● **Directions for this task**
Output the first line of the listing and each line after it, up to and including the line that contains "const hours = d3.range(1, 25);", exactly as written, minus the pictures.

== Data lines

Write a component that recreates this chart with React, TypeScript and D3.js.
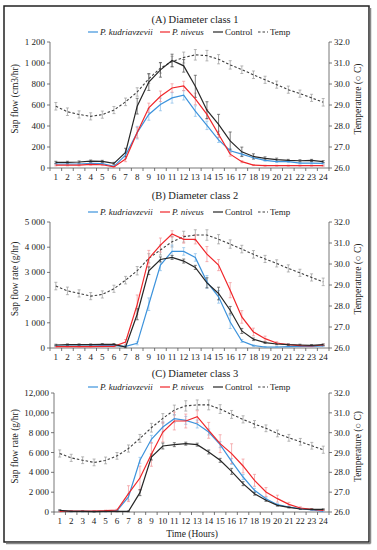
import React from "react";
import * as d3 from "d3";

// hours on the x axis
const hours = d3.range(1, 25);

// (A) Diameter class 1, sap flow (cm3/hr)
const kudA = [38, 38, 38, 44, 41, 16, 123, 337, 510, 605, 668, 693, 542, 406, 268, 164, 132, 98, 72, 60, 60, 47, 47, 44];
const nivA = [28, 28, 28, 35, 31, 10, 85, 337, 573, 683, 762, 781, 658, 510, 321, 132, 60, 28, 22, 22, 22, 22, 22, 22];
const ctlA = [54, 54, 57, 66, 63, 44, 148, 589, 819, 935, 1024, 973, 778, 551, 416, 258, 154, 110, 91, 79, 72, 69, 72, 60];
const tmpA = [28.94, 28.68, 28.55, 28.46, 28.54, 28.76, 29.15, 29.62, 30.25, 30.76, 31.07, 31.26, 31.39, 31.35, 31.18, 30.91, 30.68, 30.44, 30.2, 29.97, 29.73, 29.54, 29.34, 29.13];
const kudErrA = [8, 8, 8, 8, 8, 5, 30, 60, 55, 60, 50, 45, 50, 40, 25, 20, 15, 10, 8, 8, 8, 8, 8, 8];
const nivErrA = [8, 8, 8, 8, 8, 5, 25, 50, 45, 50, 40, 45, 55, 45, 30, 20, 10, 5, 5, 5, 5, 5, 5, 5];
const ctlErrA = [10, 10, 10, 10, 10, 10, 40, 75, 80, 70, 60, 60, 105, 80, 95, 85, 45, 25, 15, 15, 10, 10, 10, 10];
const tmpErrA = [0.18, 0.18, 0.17, 0.17, 0.17, 0.17, 0.18, 0.2, 0.22, 0.24, 0.25, 0.26, 0.25, 0.25, 0.22, 0.2, 0.18, 0.18, 0.17, 0.17, 0.17, 0.17, 0.17, 0.18];

// (B) Diameter class 2, sap flow rate (g/hr)
const kudB = [80, 80, 80, 80, 93, 93, 66, 186, 1737, 3289, 3833, 3833, 3594, 2626, 2029, 1034, 279, 93, 40, 40, 53, 66, 66, 80];
const nivB = [53, 53, 53, 53, 66, 66, 239, 1724, 3554, 4085, 4523, 4310, 4310, 3727, 3289, 2294, 1233, 637, 371, 199, 133, 93, 80, 119];
const ctlB = [119, 133, 133, 133, 146, 146, 40, 1340, 3064, 3514, 3594, 3450, 3200, 2586, 2162, 1499, 676, 345, 212, 159, 133, 119, 106, 133];
const tmpB = [28.95, 28.72, 28.6, 28.47, 28.55, 28.82, 29.23, 29.68, 30.27, 30.67, 31.06, 31.3, 31.38, 31.38, 31.18, 30.95, 30.71, 30.46, 30.24, 30.03, 29.79, 29.58, 29.36, 29.15];
const kudErrB = [30, 30, 30, 30, 30, 30, 30, 60, 250, 220, 250, 150, 150, 250, 250, 260, 60, 30, 20, 20, 20, 20, 20, 20];
const nivErrB = [30, 30, 30, 30, 30, 30, 100, 380, 320, 280, 130, 150, 180, 300, 220, 300, 250, 150, 100, 50, 30, 30, 30, 30];
const ctlErrB = [30, 30, 30, 30, 30, 30, 30, 220, 150, 100, 80, 80, 80, 200, 250, 150, 100, 50, 30, 30, 30, 30, 30, 30];
const tmpErrB = [0.18, 0.18, 0.17, 0.17, 0.17, 0.17, 0.18, 0.2, 0.22, 0.24, 0.25, 0.26, 0.25, 0.25, 0.22, 0.2, 0.18, 0.18, 0.17, 0.17, 0.17, 0.17, 0.17, 0.18];

// (C) Diameter class 3, sap flow rate (g/hr)
const kudC = [134, 67, 67, 67, 67, 134, 1513, 5210, 7328, 8571, 9412, 9244, 8874, 8067, 6790, 5109, 3529, 2185, 1345, 739, 504, 336, 202, 67];
const nivC = [67, 100, 100, 100, 134, 202, 1849, 3429, 5815, 8067, 9176, 9176, 9613, 8235, 6891, 5882, 4639, 3193, 2017, 1345, 773, 403, 269, 168];
const ctlC = [168, 67, 67, 34, 67, 67, 67, 1950, 5546, 6655, 6790, 6890, 6790, 6050, 5210, 4101, 2857, 1849, 1176, 672, 471, 303, 269, 269];
const tmpC = [28.95, 28.73, 28.61, 28.5, 28.6, 28.83, 29.2, 29.71, 30.25, 30.72, 31.14, 31.35, 31.4, 31.4, 31.19, 30.92, 30.67, 30.43, 30.22, 29.96, 29.74, 29.54, 29.34, 29.14];
const kudErrC = [50, 50, 50, 50, 50, 50, 300, 300, 400, 500, 400, 400, 400, 300, 300, 300, 250, 200, 150, 100, 80, 60, 50, 50];
const nivErrC = [50, 50, 50, 50, 50, 80, 800, 1200, 1200, 1000, 900, 700, 600, 800, 900, 1000, 700, 600, 450, 350, 200, 120, 80, 50];
const ctlErrC = [60, 40, 40, 40, 40, 40, 40, 300, 300, 300, 200, 150, 150, 200, 200, 300, 200, 150, 100, 80, 60, 50, 50, 50];
const tmpErrC = [0.18, 0.18, 0.17, 0.17, 0.17, 0.17, 0.18, 0.2, 0.22, 0.24, 0.25, 0.26, 0.25, 0.25, 0.22, 0.2, 0.18, 0.18, 0.17, 0.17, 0.17, 0.17, 0.17, 0.18];

// tick labels as printed in the figure
const ticksA = ["0", "200", "400", "600", "800", "1 000", "1 200"];
const ticksB = ["0", "1 000", "2 000", "3 000", "4 000", "5 000"];
const ticksC = ["0", "2 000", "4 000", "6 000", "8 000", "10,000", "12,000"];
const tempTicks = ["26.0", "27.0", "28.0", "29.0", "30.0", "31.0", "32.0"];

const FONT = "Liberation Serif, Times New Roman, serif";
const BLUE = "#3d93dc";
const BLUE_ERR = "#86bdea";
const RED = "#f0262a";
const RED_ERR = "#f29497";
const BLACK = "#262626";
const BLACK_ERR = "#4a4a4a";
const TEMP = "#3f3f3f";
const TEMP_ERR = "#999";

type PanelProps = {
  title: string;
  yLabel: string;
  yMax: number;
  yTicks: string[];
  kud: number[];
  niv: number[];
  ctl: number[];
  tmp: number[];
  kudErr: number[];
  nivErr: number[];
  ctlErr: number[];
  tmpErr: number[];
  left: number;
  right: number;
  top: number;
  bottom: number;
  titleY: number;
  legendY: number;
};

function ErrorBars({ vals, errs, x, y, color }: any) {
  return (
    <g stroke={color} strokeWidth={0.7}>
      {vals.map((v: number, i: number) => {
        const cx = x(hours[i]);
        const y1 = y(v - errs[i]);
        const y2 = y(v + errs[i]);
        return (
          <g key={i}>
            <line x1={cx} x2={cx} y1={y1} y2={y2} />
            <line x1={cx - 1.5} x2={cx + 1.5} y1={y1} y2={y1} />
            <line x1={cx - 1.5} x2={cx + 1.5} y1={y2} y2={y2} />
          </g>
        );
      })}
    </g>
  );
}

function Panel(p: PanelProps) {
  const xb = d3.scaleBand<number>().domain(hours).range([p.left, p.right]);
  const x = (h: number) => (xb(h) as number) + xb.bandwidth() / 2;
  const y = d3.scaleLinear().domain([0, p.yMax]).range([p.bottom, p.top]);
  const yt = d3.scaleLinear().domain([26, 32]).range([p.bottom, p.top]);
  const step = p.yMax / (p.yTicks.length - 1);

  const line = (vals: number[], sc: any) =>
    d3
      .line<number>()
      .x((_, i) => x(hours[i]))
      .y((d) => sc(d))(vals) as string;

  const legend = [
    { label: "P. kudriavzevii", color: BLUE, italic: true, dash: "", x: 88 },
    { label: "P. niveus", color: RED, italic: true, dash: "", x: 160 },
    { label: "Control", color: BLACK, italic: false, dash: "", x: 213 },
    { label: "Temp", color: TEMP, italic: false, dash: "2.5,2", x: 258 },
  ];

  return (
    <g style={{ fontFamily: FONT }} fill="#222">
      <text x={195} y={p.titleY} textAnchor="middle" fontSize={10.5}>
        {p.title}
      </text>
      {legend.map((l) => (
        <g key={l.label}>
          <line x1={l.x} x2={l.x + 10} y1={p.legendY} y2={p.legendY} stroke={l.color} strokeWidth={1.2} strokeDasharray={l.dash || undefined} />
          <text x={l.x + 12} y={p.legendY + 3} fontSize={9} fontStyle={l.italic ? "italic" : "normal"}>
            {l.label}
          </text>
        </g>
      ))}

      {/* left axis */}
      <line x1={p.left} x2={p.left} y1={p.top} y2={p.bottom} stroke="#555" strokeWidth={0.8} />
      {p.yTicks.map((t, i) => (
        <g key={t}>
          <line x1={p.left - 3} x2={p.left} y1={y(i * step)} y2={y(i * step)} stroke="#555" strokeWidth={0.8} />
          <text x={p.left - 5} y={y(i * step) + 3} textAnchor="end" fontSize={9}>
            {t}
          </text>
        </g>
      ))}
      <text transform={`translate(${18},${(p.top + p.bottom) / 2 - 6}) rotate(-90)`} textAnchor="middle" fontSize={9.5}>
        {p.yLabel}
      </text>

      {/* right axis */}
      <line x1={p.right} x2={p.right} y1={p.top} y2={p.bottom} stroke="#555" strokeWidth={0.8} />
      {tempTicks.map((t, i) => (
        <g key={t}>
          <line x1={p.right} x2={p.right + 3} y1={yt(26 + i)} y2={yt(26 + i)} stroke="#555" strokeWidth={0.8} />
          <text x={p.right + 5} y={yt(26 + i) + 3} fontSize={9}>
            {t}
          </text>
        </g>
      ))}
      <text transform={`translate(${361},${(p.top + p.bottom) / 2 - 6}) rotate(-90)`} textAnchor="middle" fontSize={9.5}>
        Temperature (○ C)
      </text>

      {/* x axis */}
      <line x1={p.left} x2={p.right} y1={p.bottom} y2={p.bottom} stroke="#555" strokeWidth={0.8} />
      {d3.range(25).map((i) => {
        const tx = p.left + i * xb.bandwidth();
        return <line key={i} x1={tx} x2={tx} y1={p.bottom} y2={p.bottom + 3} stroke="#555" strokeWidth={0.8} />;
      })}
      {hours.map((h) => (
        <text key={h} x={x(h)} y={p.bottom + 12} textAnchor="middle" fontSize={9}>
          {h}
        </text>
      ))}

      {/* series */}
      <ErrorBars vals={p.tmp} errs={p.tmpErr} x={x} y={yt} color={TEMP_ERR} />
      <ErrorBars vals={p.kud} errs={p.kudErr} x={x} y={y} color={BLUE_ERR} />
      <ErrorBars vals={p.niv} errs={p.nivErr} x={x} y={y} color={RED_ERR} />
      <ErrorBars vals={p.ctl} errs={p.ctlErr} x={x} y={y} color={BLACK_ERR} />
      <path d={line(p.tmp, yt)} fill="none" stroke={TEMP} strokeWidth={1.1} strokeDasharray="2.5,2" />
      <path d={line(p.kud, y)} fill="none" stroke={BLUE} strokeWidth={1.2} />
      <path d={line(p.niv, y)} fill="none" stroke={RED} strokeWidth={1.2} />
      <path d={line(p.ctl, y)} fill="none" stroke={BLACK} strokeWidth={1.2} />
    </g>
  );
}

export default function App() {
  return (
    <svg width={377} height={550} style={{ position: "absolute", left: 0, top: 0, background: "#fff" }}>
      <rect x={4} y={6} width={365} height={536} fill="#fff" stroke="#222" strokeWidth={1.5} />
      <line x1={370.5} x2={370.5} y1={8} y2={543.5} stroke="#888" strokeWidth={1.5} />
      <line x1={6} x2={370.5} y1={543.5} y2={543.5} stroke="#888" strokeWidth={1.5} />
      <Panel
        title="(A) Diameter class 1"
        yLabel="Sap flow (cm3/hr)"
        yMax={1200}
        yTicks={ticksA}
        kud={kudA}
        niv={nivA}
        ctl={ctlA}
        tmp={tmpA}
        kudErr={kudErrA}
        nivErr={nivErrA}
        ctlErr={ctlErrA}
        tmpErr={tmpErrA}
        left={50}
        right={329}
        top={42}
        bottom={168}
        titleY={23}
        legendY={32}
      />
      <Panel
        title="(B) Diameter class 2"
        yLabel="Sap flow rate (g/hr)"
        yMax={5000}
        yTicks={ticksB}
        kud={kudB}
        niv={nivB}
        ctl={ctlB}
        tmp={tmpB}
        kudErr={kudErrB}
        nivErr={nivErrB}
        ctlErr={ctlErrB}
        tmpErr={tmpErrB}
        left={50}
        right={329}
        top={222}
        bottom={348}
        titleY={199}
        legendY={212}
      />
      <Panel
        title="(C) Diameter class 3"
        yLabel="Sap flow rate (g/hr)"
        yMax={12000}
        yTicks={ticksC}
        kud={kudC}
        niv={nivC}
        ctl={ctlC}
        tmp={tmpC}
        kudErr={kudErrC}
        nivErr={nivErrC}
        ctlErr={ctlErrC}
        tmpErr={tmpErrC}
        left={54}
        right={329}
        top={393}
        bottom={512}
        titleY={377}
        legendY={387}
      />
      <text x={192} y={537} textAnchor="middle" fontSize={9.5} style={{ fontFamily: FONT }} fill="#222">
        Time (Hours)
      </text>
    </svg>
  );
}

====

● **Written answer**
Write a component that recreates this chart with React, TypeScript and D3.js.
import React from "react";
import * as d3 from "d3";

// hours on the x axis
const hours = d3.range(1, 25);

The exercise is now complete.